Si scioglievano tutte le campane; il cielo mutava in gioia di popolo il dolore, faceva fiorire ai piedi d'ogni croce una speranza, saldava le pietre nella luce, ogni distacco nella fede.
Sul piano di Santa Maria, sotto le acacie in fiore, c’erano i torronari con le caprette e i pesci di zucchero rosso e trasparente; e il lupinaro, col sacco tra i ginocchi e la quarteruola dei “lupini” in mano, colma d'oro e di neve; poi le terraglie di Sciacca, le lucernette di Licata, gli orciòli di Calatafimi, le terrecotte ai Caltagirone, le anfore lentinesi che tengono l'acqua fredda, i “bucali” di Gela, le « bacaredde» di Santo Stefano Camastra, le borracce di Collesano col “giovane che fuma” e il grappolo d'uva in rilievo. E finalmente il ferraro: seduto come un turco dentro un cerchio di zappe, di roncole e falcetti.

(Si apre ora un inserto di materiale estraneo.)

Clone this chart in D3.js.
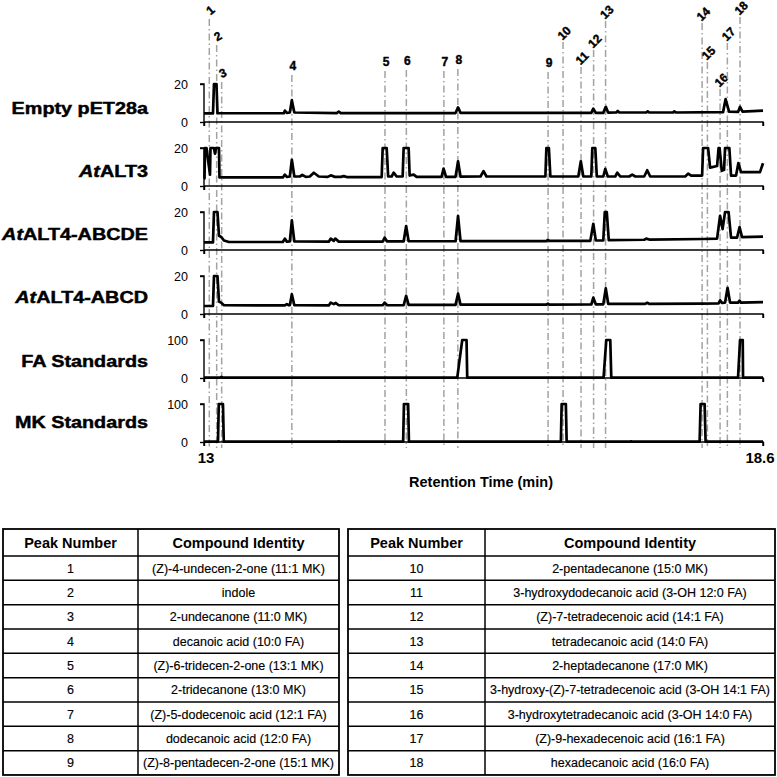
<!DOCTYPE html>
<html><head><meta charset="utf-8">
<script src="https://cdn.jsdelivr.net/npm/d3@7"></script>
<style>body{margin:0;background:#fff}svg{display:block}</style>
</head><body>
<svg id="c" width="777" height="777"></svg>
<script>
// ---------------- DATA ----------------
const sampleLabels = [
  [["", false], ["Empty pET28a", false]],
  [["At", true], ["ALT3", false]],
  [["At", true], ["ALT4-ABCDE", false]],
  [["At", true], ["ALT4-ABCD", false]],
  [["", false], ["FA Standards", false]],
  [["", false], ["MK Standards", false]]
];
const panelMax = [20, 20, 20, 20, 100, 100];
const xDomain = [13, 18.6];
const xTickLabels = ["13", "18.6"];

const traceEmpty = [[13.00,4.5],[13.09,4.5],[13.10,20],[13.125,20],[13.135,4.6],[13.80,4.6],[13.81,6],[13.83,4.8],[13.86,5],[13.88,11.5],[13.905,5],[14.33,4.7],[14.35,5.5],[14.37,4.7],[15.52,4.7],[15.545,7.7],[15.57,4.8],[16.88,4.8],[16.90,7],[16.925,4.8],[17.00,4.8],[17.025,8],[17.05,4.9],[17.13,5],[17.145,5.8],[17.16,5],[17.43,5],[17.445,5.6],[17.46,5],[17.70,5],[17.71,5.6],[17.73,5],[18.20,5.2],[18.225,12],[18.26,5.5],[18.35,5.3],[18.37,8],[18.395,5.5],[18.6,6]];
const traceALT3 = [[13.00,4],[13.005,4],[13.01,20],[13.025,20],[13.06,6],[13.065,20],[13.10,20],[13.11,17],[13.12,20],[13.15,20],[13.155,4.5],[13.79,4.5],[13.81,6],[13.83,4.8],[13.86,5],[13.88,13.8],[13.905,5],[13.96,5],[13.985,5.8],[14.02,4.8],[14.06,5],[14.10,7],[14.15,5],[14.24,4.8],[14.27,5.6],[14.31,4.8],[14.37,4.8],[14.40,5.2],[14.43,4.7],[14.78,4.7],[14.79,20],[14.83,20],[14.845,5],[14.88,5],[14.90,7],[14.93,5],[14.99,5],[15.00,20],[15.05,20],[15.06,5.5],[15.10,6],[15.13,4.8],[15.38,4.8],[15.40,9.2],[15.425,4.8],[15.52,4.8],[15.545,13],[15.57,4.9],[15.77,5],[15.80,7.8],[15.83,5],[16.42,5],[16.43,20],[16.455,20],[16.47,5],[16.75,5],[16.775,13],[16.80,5],[16.88,5],[16.89,20],[16.92,20],[16.935,5],[17.00,5],[17.02,9],[17.045,5],[17.12,5],[17.14,7],[17.17,5],[17.26,5],[17.29,6],[17.32,5],[17.41,5],[17.44,8.3],[17.47,5],[17.82,5],[17.85,6.5],[17.88,5.5],[17.99,5.5],[18.00,20],[18.05,20],[18.07,9.7],[18.14,10.5],[18.155,20],[18.165,20],[18.187,8],[18.21,8.5],[18.22,20],[18.263,20],[18.28,5.5],[18.33,5.5],[18.353,12],[18.38,7.3],[18.57,7.3],[18.6,12]];
const traceABCDE = [[13.00,4],[13.09,4],[13.10,20],[13.135,20],[13.15,7.5],[13.17,7],[13.20,5],[13.25,4.2],[13.79,4.2],[13.81,6],[13.83,4.4],[13.86,4.5],[13.88,15.6],[13.905,4.5],[14.25,4.4],[14.27,6],[14.30,4.8],[14.315,6],[14.35,4.4],[14.79,4.4],[14.81,6.5],[14.835,4.5],[15.00,4.5],[15.025,12.6],[15.05,4.6],[15.52,4.6],[15.545,17.9],[15.57,4.7],[16.43,4.7],[16.445,5.3],[16.46,4.8],[16.87,4.8],[16.90,13.8],[16.925,5],[17.00,5],[17.015,20],[17.035,20],[17.055,5.2],[17.41,5.4],[17.43,6],[17.46,5.5],[18.00,5.8],[18.14,6],[18.17,18],[18.195,11],[18.22,20],[18.255,20],[18.28,6.5],[18.34,6.5],[18.365,12],[18.39,6.8],[18.6,7]];
const traceABCD = [[13.00,4.2],[13.09,4.2],[13.10,20],[13.135,20],[13.15,6.5],[13.17,6],[13.20,4.6],[13.81,4.5],[13.83,5.2],[13.85,4.6],[13.86,4.6],[13.88,10.4],[13.905,4.6],[14.25,4.5],[14.27,6],[14.30,5.2],[14.32,5.8],[14.35,4.6],[14.79,4.6],[14.81,6],[14.835,4.6],[15.00,4.6],[15.025,9.5],[15.05,4.8],[15.52,4.8],[15.545,10.7],[15.57,4.9],[16.43,4.9],[16.445,5.4],[16.46,4.9],[16.88,5],[16.90,8.6],[16.925,5.1],[17.00,5.1],[17.025,13.5],[17.05,5.3],[17.42,5.3],[17.44,5.9],[17.46,5.3],[17.98,5.5],[18.155,5.6],[18.17,7.2],[18.19,5.9],[18.22,6],[18.245,13.8],[18.27,6],[18.35,6],[18.365,7],[18.38,6],[18.6,6.2]];
const traceFA = [[13.00,1],[13.16,1],[13.175,3],[13.19,1],[15.537,1],[15.587,100],[15.63,100],[15.637,1],[17.003,1],[17.03,100],[17.07,100],[17.08,1],[18.35,1],[18.37,100],[18.397,100],[18.40,1],[18.6,1]];
const traceMK = [[13.00,0.8],[13.14,0.8],[13.148,100],[13.19,100],[13.198,0.8],[14.34,0.8],[14.35,2],[14.36,0.8],[14.995,0.8],[15.003,100],[15.045,100],[15.053,0.8],[16.575,0.8],[16.583,100],[16.625,100],[16.633,0.8],[17.27,0.8],[17.28,2],[17.29,0.8],[17.965,0.8],[17.975,100],[18.015,100],[18.025,0.8],[18.6,0.8]];
const traces = [traceEmpty, traceALT3, traceABCDE, traceABCD, traceFA, traceMK];

const peakNumbers = [1,2,3,4,5,6,7,8,9,10,11,12,13,14,15,16,17,18];
const peakTimes = [13.053,13.127,13.177,13.88,14.813,15.027,15.403,15.543,16.447,16.597,16.777,16.903,17.023,17.99,18.043,18.17,18.243,18.37];
const compoundNames = [
  "(Z)-4-undecen-2-one (11:1 MK)",
  "indole",
  "2-undecanone (11:0 MK)",
  "decanoic acid (10:0 FA)",
  "(Z)-6-tridecen-2-one (13:1 MK)",
  "2-tridecanone (13:0 MK)",
  "(Z)-5-dodecenoic acid (12:1 FA)",
  "dodecanoic acid (12:0 FA)",
  "(Z)-8-pentadecen-2-one (15:1 MK)",
  "2-pentadecanone (15:0 MK)",
  "3-hydroxydodecanoic acid (3-OH 12:0 FA)",
  "(Z)-7-tetradecenoic acid (14:1 FA)",
  "tetradecanoic acid (14:0 FA)",
  "2-heptadecanone (17:0 MK)",
  "3-hydroxy-(Z)-7-tetradecenoic acid (3-OH 14:1 FA)",
  "3-hydroxytetradecanoic acid (3-OH 14:0 FA)",
  "(Z)-9-hexadecenoic acid (16:1 FA)",
  "hexadecanoic acid (16:0 FA)"
];
const tableHeaders = ["Peak Number", "Compound Identity"];

// ---------------- LAYOUT ----------------
const FONT = "'Liberation Sans', Arial, Helvetica, sans-serif";
const labelCenterY = [10,36,73,66,62,61,62,60,63,33,58,41,12,14,53,80,34,8];
const labelRotate = [-40,-30,-25,0,0,0,0,0,0,-45,-45,-45,-45,-45,-45,-45,-45,-45];
const panelTop0 = 84, panelStep = 64, panelH = 38;
const nameBaseline = [114, 176.5, 240, 302.5, 366.5, 428];

const svg = d3.select("#c");
const x = d3.scaleLinear().domain(xDomain).range([204, 763]);

// guide lines (behind)
const guides = svg.append("g");
peakNumbers.forEach((n, i) => {
  const px = x(peakTimes[i]);
  guides.append("line")
    .attr("x1", px).attr("x2", px)
    .attr("y1", labelCenterY[i] + 9).attr("y2", 448)
    .attr("stroke", "#a3a3a3").attr("stroke-width", 1.5)
    .attr("stroke-dasharray", "7,3,1.5,3");
  guides.append("text")
    .attr("transform", `translate(${px + 1},${labelCenterY[i]}) rotate(${labelRotate[i]})`)
    .attr("text-anchor", "middle").attr("dy", "0.36em")
    .attr("font-family", FONT).attr("font-weight", "bold").attr("font-size", 12)
    .attr("stroke", "#000").attr("stroke-width", 0.4)
    .text(n);
});

traces.forEach((tr, i) => {
  const top = panelTop0 + i * panelStep;
  const y = d3.scaleLinear().domain([0, panelMax[i]]).range([top + panelH, top]);
  const g = svg.append("g");
  // y axis
  const yAxis = d3.axisLeft(y).tickValues([0, panelMax[i]]).tickSize(4).tickPadding(12);
  const ya = g.append("g").attr("transform", "translate(204,0)").call(yAxis);
  ya.select(".domain").attr("stroke-width", 1.4).attr("d", `M-4,${y(panelMax[i])}H0V${top + panelH + 4}`);
  ya.selectAll(".tick line").attr("stroke-width", 1.4);
  ya.selectAll(".tick text").attr("font-family", FONT).attr("font-size", 12.5).attr("fill", "#000");
  // x baseline
  const xa = g.append("g").attr("transform", `translate(0,${top + panelH})`)
    .call(d3.axisBottom(x).tickValues(xDomain).tickSize(4).tickFormat(""));
  xa.select(".domain").attr("stroke-width", 1.4).attr("d", `M204,0H763V4`);
  xa.selectAll(".tick line").attr("stroke-width", 1.4);
  // trace
  g.append("path").datum(tr)
    .attr("fill", "none").attr("stroke", "#000").attr("stroke-width", 2.7)
    .attr("stroke-linejoin", "round")
    .attr("d", d3.line().x(d => x(d[0])).y(d => y(d[1])));
  // panel name
  const t = g.append("text")
    .attr("transform", `translate(148,${nameBaseline[i]}) scale(1.2,1)`)
    .attr("text-anchor", "end")
    .attr("font-family", FONT).attr("font-weight", "bold").attr("font-size", 16.5)
    .attr("stroke", "#000").attr("stroke-width", 0.45);
  sampleLabels[i].forEach(([s, it]) => {
    if (s) t.append("tspan").attr("font-style", it ? "italic" : "normal").text(s);
  });
});

// x tick labels + title
svg.append("text").attr("x", 206).attr("y", 463).attr("text-anchor", "middle")
  .attr("font-family", FONT).attr("font-weight", "bold").attr("font-size", 15).text(xTickLabels[0]);
svg.append("text").attr("x", 760).attr("y", 463).attr("text-anchor", "middle")
  .attr("font-family", FONT).attr("font-weight", "bold").attr("font-size", 15).text(xTickLabels[1]);
svg.append("text").attr("x", 481).attr("y", 487).attr("text-anchor", "middle")
  .attr("font-family", FONT).attr("font-weight", "bold").attr("font-size", 14.5)
  .text("Retention Time (min)");

// tables
function drawTable(x0, xDiv, x1, rows) {
  const yTop = 529, hH = 27, rH = 24.33;
  const g = svg.append("g");
  const yBot = yTop + hH + rows.length * rH;
  g.append("rect").attr("x", x0).attr("y", yTop).attr("width", x1 - x0).attr("height", yBot - yTop)
    .attr("fill", "none").attr("stroke", "#000").attr("stroke-width", 1.8);
  g.append("line").attr("x1", xDiv).attr("x2", xDiv).attr("y1", yTop).attr("y2", yBot)
    .attr("stroke", "#000").attr("stroke-width", 1.5);
  for (let r = 0; r < rows.length; r++) {
    const yy = yTop + hH + r * rH;
    g.append("line").attr("x1", x0).attr("x2", x1).attr("y1", yy).attr("y2", yy)
      .attr("stroke", "#000").attr("stroke-width", 1.5);
  }
  [x0, xDiv].forEach((xa, c) => {
    const xb = c === 0 ? xDiv : x1;
    g.append("text").attr("x", (xa + xb) / 2).attr("y", yTop + hH / 2).attr("dy", "0.36em")
      .attr("text-anchor", "middle").attr("font-family", FONT).attr("font-weight", "bold")
      .attr("font-size", 14.5).text(tableHeaders[c]);
    rows.forEach((row, r) => {
      g.append("text").attr("x", (xa + xb) / 2).attr("y", yTop + hH + r * rH + rH / 2).attr("dy", "0.36em")
        .attr("text-anchor", "middle").attr("font-family", FONT).attr("font-size", 12.5)
        .attr("stroke", "#000").attr("stroke-width", 0.15)
        .text(row[c]);
    });
  });
}
const rowsAll = peakNumbers.map((n, i) => [String(n), compoundNames[i]]);
drawTable(3, 138, 339, rowsAll.slice(0, 9));
drawTable(348, 485, 775, rowsAll.slice(9));
</script>
</body></html>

Lèvati, figlio; e lavora contento - diceva l'aria a mio padre. E mio padre ci sollevava per le orecchie, perchè crescessimo «latini»: cioè, come s'intende in Sicilia, quando si dice «latino»: crescessimo forti e diritti.

Questa era ed è la settimana santa degli erbitensi, che sono prigionieri della distanza e dell'azzurro, più di ogni siciliano. Chi vuol conoscerli dev'essere capace di scoprire, sotto la scorza dura, quei teneri germogli che crescono al buio, nel cuore di tutti i siciliani, e somigliano al frumento cresciuto nei Sepolcri, in un calice d'acqua cristallina.